_Directive:_ In the listing below, identify each line with the word "this" and return those lines.

_Data excerpts:_
==================================================
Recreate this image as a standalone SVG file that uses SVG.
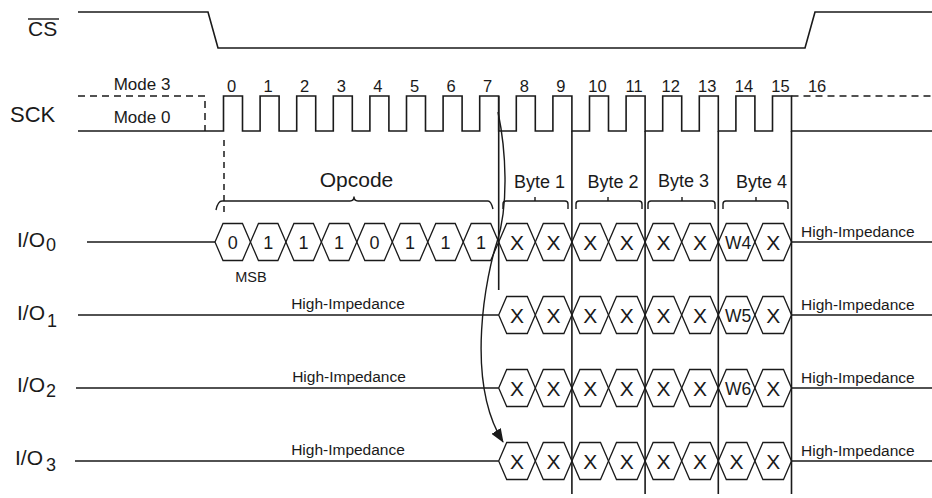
==================================================
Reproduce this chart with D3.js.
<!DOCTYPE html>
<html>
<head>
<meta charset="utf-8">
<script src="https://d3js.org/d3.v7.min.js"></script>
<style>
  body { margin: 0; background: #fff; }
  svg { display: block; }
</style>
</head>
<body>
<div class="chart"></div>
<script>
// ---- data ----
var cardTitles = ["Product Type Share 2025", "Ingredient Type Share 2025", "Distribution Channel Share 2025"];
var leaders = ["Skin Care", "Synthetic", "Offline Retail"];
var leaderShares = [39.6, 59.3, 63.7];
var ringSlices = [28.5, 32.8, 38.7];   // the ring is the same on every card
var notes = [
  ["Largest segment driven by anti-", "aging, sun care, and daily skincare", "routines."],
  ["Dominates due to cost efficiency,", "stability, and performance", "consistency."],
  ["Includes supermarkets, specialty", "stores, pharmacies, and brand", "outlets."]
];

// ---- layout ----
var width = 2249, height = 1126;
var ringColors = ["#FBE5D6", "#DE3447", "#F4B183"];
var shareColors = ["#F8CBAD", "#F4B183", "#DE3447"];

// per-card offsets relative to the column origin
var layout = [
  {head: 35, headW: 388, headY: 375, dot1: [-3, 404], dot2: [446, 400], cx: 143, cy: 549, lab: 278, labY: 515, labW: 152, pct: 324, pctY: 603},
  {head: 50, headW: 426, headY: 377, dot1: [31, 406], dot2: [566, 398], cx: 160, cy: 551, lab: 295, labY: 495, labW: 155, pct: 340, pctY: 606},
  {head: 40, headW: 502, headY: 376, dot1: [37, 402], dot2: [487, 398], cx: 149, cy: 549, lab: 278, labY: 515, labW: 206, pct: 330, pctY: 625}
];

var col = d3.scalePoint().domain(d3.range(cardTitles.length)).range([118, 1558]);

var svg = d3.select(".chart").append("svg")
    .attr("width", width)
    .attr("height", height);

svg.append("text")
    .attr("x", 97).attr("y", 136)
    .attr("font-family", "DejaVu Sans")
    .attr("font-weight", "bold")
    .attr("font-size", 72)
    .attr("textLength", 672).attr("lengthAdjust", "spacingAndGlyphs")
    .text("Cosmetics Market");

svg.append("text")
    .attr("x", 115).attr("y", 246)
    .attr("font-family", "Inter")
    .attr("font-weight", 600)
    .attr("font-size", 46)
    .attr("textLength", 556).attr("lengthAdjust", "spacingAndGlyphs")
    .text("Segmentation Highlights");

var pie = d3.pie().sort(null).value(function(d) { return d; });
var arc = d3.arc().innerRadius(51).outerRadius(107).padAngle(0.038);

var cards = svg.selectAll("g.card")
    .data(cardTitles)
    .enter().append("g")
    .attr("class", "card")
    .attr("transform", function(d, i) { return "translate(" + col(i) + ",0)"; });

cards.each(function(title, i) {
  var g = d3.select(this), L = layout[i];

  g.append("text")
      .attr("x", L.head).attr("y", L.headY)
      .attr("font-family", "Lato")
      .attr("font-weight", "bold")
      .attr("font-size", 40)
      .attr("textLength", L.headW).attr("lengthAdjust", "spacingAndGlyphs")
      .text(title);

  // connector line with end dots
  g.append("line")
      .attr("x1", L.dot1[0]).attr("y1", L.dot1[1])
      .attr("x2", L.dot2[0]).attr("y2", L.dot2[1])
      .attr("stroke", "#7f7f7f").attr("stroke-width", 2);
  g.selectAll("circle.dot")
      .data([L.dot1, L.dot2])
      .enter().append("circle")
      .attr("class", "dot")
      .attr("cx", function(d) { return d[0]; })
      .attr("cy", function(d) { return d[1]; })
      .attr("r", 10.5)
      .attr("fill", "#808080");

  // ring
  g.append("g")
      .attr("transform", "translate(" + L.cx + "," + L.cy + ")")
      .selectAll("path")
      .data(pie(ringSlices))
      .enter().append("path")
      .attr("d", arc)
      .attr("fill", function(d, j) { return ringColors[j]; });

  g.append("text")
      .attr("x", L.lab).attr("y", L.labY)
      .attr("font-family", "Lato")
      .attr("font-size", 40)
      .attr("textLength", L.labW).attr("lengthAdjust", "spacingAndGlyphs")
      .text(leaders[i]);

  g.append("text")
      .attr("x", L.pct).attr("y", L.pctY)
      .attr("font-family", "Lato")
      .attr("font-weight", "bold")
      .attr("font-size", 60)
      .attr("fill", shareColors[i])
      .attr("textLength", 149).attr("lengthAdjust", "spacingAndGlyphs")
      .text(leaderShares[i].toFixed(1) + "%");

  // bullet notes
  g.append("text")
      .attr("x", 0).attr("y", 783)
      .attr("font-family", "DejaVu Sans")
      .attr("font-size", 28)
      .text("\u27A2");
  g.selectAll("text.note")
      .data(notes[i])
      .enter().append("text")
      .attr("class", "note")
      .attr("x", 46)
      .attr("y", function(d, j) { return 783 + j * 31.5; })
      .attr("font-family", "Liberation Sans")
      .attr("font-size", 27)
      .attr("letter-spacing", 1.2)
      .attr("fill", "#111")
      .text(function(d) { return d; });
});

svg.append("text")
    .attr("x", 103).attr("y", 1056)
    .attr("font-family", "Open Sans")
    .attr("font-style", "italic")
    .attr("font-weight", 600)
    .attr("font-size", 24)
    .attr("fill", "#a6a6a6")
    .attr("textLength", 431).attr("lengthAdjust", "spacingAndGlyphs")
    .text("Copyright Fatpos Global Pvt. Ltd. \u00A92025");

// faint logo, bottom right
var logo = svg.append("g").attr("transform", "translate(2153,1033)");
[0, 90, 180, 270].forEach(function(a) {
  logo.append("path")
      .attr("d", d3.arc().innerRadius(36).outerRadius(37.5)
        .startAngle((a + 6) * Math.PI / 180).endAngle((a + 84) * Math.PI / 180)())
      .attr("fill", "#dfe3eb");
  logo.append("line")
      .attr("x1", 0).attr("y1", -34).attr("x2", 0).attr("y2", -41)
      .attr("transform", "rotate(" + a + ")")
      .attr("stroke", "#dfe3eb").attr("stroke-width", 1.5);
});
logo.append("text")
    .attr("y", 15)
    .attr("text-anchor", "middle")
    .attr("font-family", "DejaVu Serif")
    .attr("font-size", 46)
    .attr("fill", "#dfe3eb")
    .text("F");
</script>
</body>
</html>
==================================================
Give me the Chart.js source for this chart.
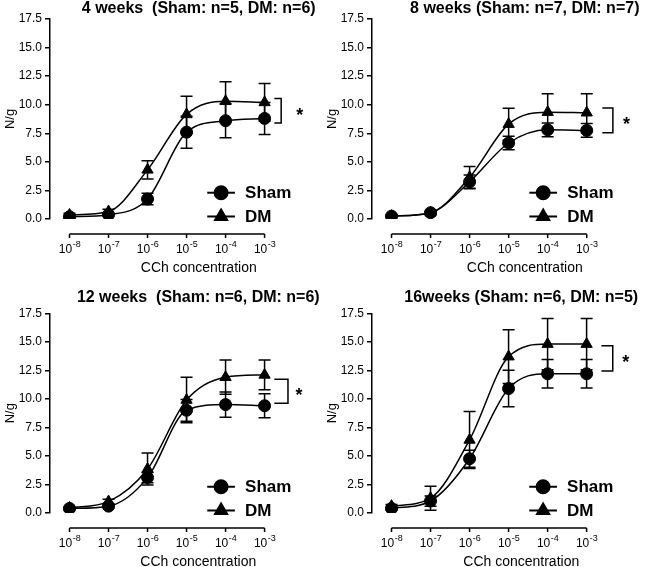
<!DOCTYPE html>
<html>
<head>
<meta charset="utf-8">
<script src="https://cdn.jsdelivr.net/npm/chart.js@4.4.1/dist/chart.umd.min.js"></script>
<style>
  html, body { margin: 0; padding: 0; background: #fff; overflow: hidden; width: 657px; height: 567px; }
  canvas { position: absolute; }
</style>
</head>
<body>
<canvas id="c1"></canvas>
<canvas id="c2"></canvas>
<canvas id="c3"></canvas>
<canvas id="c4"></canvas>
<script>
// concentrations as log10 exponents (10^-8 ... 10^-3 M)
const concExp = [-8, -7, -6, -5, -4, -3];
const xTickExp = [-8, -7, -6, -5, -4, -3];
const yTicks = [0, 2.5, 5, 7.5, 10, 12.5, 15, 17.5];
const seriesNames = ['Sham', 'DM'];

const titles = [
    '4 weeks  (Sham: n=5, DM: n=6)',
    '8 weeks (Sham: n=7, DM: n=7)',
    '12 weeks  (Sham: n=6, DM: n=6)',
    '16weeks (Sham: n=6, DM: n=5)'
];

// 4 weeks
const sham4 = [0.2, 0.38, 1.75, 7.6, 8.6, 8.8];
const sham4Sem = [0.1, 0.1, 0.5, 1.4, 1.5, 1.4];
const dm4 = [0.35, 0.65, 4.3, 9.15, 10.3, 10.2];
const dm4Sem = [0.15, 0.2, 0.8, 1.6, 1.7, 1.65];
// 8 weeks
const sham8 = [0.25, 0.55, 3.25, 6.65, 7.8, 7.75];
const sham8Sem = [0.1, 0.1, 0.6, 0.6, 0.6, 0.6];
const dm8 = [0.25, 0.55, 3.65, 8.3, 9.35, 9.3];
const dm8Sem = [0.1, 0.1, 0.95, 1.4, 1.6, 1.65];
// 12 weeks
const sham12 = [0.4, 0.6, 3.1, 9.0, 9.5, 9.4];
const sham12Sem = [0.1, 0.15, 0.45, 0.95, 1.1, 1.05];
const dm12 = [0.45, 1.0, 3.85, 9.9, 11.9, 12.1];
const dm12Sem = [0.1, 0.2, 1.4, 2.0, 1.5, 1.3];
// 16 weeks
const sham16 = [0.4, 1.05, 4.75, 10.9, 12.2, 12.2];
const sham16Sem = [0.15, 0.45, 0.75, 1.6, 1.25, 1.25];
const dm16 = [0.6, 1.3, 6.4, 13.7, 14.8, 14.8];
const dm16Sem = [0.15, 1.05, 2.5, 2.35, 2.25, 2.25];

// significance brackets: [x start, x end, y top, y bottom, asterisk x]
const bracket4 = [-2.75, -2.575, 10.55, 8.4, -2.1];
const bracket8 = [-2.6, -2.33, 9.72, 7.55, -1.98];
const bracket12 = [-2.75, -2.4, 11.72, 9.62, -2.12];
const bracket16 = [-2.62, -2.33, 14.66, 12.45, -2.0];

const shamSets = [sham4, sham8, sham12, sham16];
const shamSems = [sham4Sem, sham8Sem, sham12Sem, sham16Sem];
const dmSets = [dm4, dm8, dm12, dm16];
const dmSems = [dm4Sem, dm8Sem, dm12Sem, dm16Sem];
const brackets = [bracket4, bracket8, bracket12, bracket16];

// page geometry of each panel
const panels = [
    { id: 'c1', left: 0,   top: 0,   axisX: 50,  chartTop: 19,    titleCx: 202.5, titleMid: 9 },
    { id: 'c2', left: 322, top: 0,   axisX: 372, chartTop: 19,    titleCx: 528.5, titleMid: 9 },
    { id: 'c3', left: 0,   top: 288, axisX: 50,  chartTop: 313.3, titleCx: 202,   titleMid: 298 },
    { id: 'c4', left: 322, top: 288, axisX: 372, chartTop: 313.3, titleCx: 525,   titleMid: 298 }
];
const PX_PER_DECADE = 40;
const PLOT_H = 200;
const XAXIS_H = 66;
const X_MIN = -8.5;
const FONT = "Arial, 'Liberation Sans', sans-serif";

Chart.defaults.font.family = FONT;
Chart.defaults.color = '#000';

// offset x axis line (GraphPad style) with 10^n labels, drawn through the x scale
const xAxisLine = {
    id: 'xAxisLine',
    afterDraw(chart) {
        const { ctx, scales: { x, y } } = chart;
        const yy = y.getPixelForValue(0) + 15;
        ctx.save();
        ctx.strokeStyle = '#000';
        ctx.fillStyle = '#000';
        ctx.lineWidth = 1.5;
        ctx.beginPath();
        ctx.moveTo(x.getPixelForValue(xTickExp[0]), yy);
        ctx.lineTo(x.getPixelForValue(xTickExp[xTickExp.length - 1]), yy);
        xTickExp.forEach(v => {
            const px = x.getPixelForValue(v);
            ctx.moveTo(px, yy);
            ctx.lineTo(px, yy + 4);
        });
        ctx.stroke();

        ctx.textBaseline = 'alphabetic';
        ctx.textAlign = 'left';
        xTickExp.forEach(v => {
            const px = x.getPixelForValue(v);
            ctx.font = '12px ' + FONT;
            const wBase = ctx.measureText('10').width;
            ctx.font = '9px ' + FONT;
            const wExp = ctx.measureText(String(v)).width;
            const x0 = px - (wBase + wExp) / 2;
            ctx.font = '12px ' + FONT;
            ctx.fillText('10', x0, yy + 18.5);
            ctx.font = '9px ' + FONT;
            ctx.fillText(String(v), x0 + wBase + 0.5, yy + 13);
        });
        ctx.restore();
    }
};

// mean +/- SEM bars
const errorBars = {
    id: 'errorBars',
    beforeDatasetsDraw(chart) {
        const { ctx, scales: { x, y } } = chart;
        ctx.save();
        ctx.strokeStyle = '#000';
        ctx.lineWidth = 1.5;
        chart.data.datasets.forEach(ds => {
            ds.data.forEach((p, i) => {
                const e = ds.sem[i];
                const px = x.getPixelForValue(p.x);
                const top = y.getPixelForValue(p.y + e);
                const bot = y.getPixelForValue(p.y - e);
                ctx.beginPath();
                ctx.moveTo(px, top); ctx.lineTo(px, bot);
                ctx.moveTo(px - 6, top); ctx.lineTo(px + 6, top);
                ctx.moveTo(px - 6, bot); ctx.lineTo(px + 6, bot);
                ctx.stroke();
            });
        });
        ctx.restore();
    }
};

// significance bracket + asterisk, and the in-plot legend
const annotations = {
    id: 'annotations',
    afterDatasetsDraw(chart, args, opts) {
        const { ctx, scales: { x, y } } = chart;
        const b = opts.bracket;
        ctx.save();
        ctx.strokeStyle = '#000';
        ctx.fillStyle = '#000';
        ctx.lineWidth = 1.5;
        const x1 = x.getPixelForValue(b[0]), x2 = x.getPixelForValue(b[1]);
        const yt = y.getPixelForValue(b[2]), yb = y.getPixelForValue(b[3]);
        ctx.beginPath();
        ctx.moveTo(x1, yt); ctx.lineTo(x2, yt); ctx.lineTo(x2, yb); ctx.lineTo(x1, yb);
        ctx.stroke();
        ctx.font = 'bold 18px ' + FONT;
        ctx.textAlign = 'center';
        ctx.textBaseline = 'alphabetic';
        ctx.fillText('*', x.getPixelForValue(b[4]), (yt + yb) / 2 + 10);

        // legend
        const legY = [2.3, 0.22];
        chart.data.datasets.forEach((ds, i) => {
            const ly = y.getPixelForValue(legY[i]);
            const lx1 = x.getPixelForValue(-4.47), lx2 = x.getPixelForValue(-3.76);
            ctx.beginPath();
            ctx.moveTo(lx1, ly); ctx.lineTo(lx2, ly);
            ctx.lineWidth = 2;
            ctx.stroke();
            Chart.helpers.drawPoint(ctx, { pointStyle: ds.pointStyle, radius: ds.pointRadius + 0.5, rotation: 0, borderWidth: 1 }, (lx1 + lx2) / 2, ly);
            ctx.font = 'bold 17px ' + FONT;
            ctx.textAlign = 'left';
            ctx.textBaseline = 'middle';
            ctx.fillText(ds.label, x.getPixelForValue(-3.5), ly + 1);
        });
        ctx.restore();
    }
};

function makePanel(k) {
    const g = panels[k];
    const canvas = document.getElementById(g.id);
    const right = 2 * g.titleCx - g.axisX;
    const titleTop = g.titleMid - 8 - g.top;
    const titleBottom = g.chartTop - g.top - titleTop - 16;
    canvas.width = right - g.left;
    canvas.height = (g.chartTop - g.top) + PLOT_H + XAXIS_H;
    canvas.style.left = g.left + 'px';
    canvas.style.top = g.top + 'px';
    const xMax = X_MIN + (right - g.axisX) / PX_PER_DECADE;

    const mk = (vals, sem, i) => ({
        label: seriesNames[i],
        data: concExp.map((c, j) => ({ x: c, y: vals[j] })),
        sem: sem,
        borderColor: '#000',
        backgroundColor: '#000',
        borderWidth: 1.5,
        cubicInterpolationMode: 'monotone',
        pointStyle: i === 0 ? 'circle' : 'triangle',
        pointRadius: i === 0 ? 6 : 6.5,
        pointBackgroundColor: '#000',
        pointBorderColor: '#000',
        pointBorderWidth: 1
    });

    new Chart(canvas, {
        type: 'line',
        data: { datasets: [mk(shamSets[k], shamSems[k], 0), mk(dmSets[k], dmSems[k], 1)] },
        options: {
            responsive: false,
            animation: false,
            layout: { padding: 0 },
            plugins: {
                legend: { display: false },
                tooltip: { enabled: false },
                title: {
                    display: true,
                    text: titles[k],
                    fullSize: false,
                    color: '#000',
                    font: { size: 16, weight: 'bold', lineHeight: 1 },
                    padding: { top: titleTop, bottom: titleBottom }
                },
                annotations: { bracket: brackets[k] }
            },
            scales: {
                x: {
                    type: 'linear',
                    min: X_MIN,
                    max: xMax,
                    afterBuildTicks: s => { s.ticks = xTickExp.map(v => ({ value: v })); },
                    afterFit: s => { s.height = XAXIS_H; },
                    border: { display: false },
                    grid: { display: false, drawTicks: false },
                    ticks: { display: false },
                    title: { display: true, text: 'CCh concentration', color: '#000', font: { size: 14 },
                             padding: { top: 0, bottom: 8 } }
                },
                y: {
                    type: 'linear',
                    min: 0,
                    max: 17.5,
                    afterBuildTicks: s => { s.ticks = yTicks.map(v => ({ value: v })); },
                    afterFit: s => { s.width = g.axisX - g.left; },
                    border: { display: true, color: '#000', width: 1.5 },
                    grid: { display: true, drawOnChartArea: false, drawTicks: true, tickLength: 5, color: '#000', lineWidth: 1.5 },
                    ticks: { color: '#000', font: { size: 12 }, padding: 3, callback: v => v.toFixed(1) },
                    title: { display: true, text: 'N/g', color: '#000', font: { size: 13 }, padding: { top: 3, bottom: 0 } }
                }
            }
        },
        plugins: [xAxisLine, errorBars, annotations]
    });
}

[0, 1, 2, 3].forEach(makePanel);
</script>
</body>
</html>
==================================================
_Written answer:_
Recreate this image as a standalone SVG file that uses SVG.
Reproduce this chart with D3.js.
  var g = d3.select(this), L = layout[i];
Give me the Chart.js source for this chart.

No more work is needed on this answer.